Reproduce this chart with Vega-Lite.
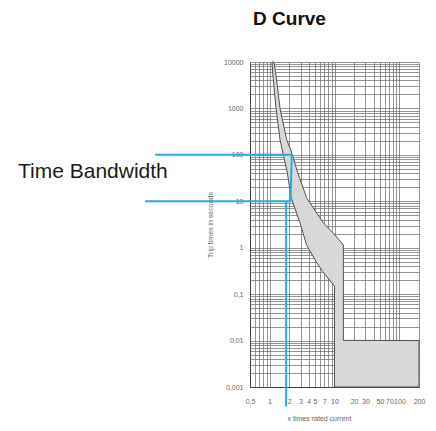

= = = = =

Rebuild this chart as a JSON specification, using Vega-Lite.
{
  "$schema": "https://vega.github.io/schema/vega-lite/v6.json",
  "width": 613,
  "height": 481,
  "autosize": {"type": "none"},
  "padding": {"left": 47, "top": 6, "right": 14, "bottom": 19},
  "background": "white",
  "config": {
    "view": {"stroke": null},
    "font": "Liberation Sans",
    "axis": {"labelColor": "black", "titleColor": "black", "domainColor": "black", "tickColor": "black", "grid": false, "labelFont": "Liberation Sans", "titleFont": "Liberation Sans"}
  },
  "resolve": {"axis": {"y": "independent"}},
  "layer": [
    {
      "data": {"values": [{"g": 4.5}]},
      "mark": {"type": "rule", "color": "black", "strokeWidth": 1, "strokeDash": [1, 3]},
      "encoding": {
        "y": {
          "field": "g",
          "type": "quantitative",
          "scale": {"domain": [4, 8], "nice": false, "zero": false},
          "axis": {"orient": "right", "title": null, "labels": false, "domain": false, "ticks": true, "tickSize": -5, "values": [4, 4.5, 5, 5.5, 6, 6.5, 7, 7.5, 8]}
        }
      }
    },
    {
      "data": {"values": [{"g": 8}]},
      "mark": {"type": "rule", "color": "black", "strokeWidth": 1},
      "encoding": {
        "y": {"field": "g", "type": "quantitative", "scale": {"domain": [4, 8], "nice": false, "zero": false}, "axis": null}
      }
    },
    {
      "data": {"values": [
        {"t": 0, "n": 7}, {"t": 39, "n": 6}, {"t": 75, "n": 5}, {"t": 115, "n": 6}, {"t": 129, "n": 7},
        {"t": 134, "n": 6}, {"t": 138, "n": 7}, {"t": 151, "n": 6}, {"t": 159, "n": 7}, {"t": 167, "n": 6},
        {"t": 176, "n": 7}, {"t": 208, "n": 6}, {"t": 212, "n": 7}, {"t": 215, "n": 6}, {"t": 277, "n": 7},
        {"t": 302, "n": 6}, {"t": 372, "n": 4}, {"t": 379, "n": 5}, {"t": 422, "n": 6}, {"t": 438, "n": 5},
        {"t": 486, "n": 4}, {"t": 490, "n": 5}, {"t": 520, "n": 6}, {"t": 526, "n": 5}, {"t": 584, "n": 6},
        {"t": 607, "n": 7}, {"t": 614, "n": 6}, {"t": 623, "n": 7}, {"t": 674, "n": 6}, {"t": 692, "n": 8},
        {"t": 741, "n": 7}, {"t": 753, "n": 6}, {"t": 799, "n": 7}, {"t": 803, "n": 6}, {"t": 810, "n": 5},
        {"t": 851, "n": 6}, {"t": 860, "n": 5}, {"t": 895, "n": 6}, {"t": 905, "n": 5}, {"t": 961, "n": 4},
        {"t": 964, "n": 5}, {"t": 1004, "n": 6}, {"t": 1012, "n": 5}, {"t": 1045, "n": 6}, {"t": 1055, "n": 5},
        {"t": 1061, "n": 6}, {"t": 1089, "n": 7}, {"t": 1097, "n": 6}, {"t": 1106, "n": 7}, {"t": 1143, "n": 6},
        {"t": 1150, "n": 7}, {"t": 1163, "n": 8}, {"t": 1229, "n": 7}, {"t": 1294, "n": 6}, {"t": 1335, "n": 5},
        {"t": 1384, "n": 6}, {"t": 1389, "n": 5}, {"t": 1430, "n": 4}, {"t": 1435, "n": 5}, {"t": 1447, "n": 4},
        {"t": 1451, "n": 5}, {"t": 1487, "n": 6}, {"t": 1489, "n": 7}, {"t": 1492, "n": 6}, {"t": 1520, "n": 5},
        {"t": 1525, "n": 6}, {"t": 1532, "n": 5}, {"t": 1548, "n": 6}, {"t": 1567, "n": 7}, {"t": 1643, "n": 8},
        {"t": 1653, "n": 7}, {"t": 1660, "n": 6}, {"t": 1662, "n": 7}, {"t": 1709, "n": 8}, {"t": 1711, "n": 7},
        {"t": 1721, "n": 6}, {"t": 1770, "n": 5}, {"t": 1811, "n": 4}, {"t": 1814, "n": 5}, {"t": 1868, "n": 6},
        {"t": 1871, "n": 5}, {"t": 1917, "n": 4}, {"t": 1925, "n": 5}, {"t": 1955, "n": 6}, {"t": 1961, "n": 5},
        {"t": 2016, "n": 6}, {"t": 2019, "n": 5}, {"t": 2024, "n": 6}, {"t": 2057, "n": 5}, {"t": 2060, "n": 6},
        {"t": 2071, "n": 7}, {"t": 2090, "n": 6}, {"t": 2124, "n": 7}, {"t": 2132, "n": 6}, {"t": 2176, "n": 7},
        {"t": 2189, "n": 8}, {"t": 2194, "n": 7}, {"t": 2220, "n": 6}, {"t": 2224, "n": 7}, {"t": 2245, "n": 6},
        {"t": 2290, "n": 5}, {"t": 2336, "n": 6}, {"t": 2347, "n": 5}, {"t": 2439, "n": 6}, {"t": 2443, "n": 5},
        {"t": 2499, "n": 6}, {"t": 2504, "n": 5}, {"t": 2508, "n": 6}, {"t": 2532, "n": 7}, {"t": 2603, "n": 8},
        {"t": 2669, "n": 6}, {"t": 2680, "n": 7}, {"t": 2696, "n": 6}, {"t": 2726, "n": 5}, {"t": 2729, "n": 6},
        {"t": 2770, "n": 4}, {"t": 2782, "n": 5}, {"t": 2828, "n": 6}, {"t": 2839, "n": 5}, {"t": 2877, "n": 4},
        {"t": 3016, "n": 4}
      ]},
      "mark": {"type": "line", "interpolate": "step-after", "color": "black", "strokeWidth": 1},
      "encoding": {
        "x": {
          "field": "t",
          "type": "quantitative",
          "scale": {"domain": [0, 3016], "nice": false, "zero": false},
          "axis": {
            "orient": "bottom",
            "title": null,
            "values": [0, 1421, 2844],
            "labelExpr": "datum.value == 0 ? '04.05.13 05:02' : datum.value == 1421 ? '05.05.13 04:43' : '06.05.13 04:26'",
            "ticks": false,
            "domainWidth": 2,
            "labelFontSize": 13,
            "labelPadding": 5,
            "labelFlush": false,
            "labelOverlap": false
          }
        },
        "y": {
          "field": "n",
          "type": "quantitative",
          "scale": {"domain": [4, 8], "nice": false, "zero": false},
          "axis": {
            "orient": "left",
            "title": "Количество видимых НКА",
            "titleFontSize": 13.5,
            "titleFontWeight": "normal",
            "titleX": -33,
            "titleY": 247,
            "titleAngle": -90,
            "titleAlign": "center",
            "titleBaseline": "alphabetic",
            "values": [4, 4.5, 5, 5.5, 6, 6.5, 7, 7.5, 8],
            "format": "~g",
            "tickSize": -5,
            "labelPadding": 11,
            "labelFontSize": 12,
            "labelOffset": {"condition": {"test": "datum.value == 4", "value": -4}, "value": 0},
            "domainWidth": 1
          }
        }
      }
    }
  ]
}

= = = = =

DIRECTION => Identify and list each line with the word "this".

WRITTEN REPLY =>
Reproduce this chart with Vega-Lite.
Rebuild this chart as a JSON specification, using Vega-Lite.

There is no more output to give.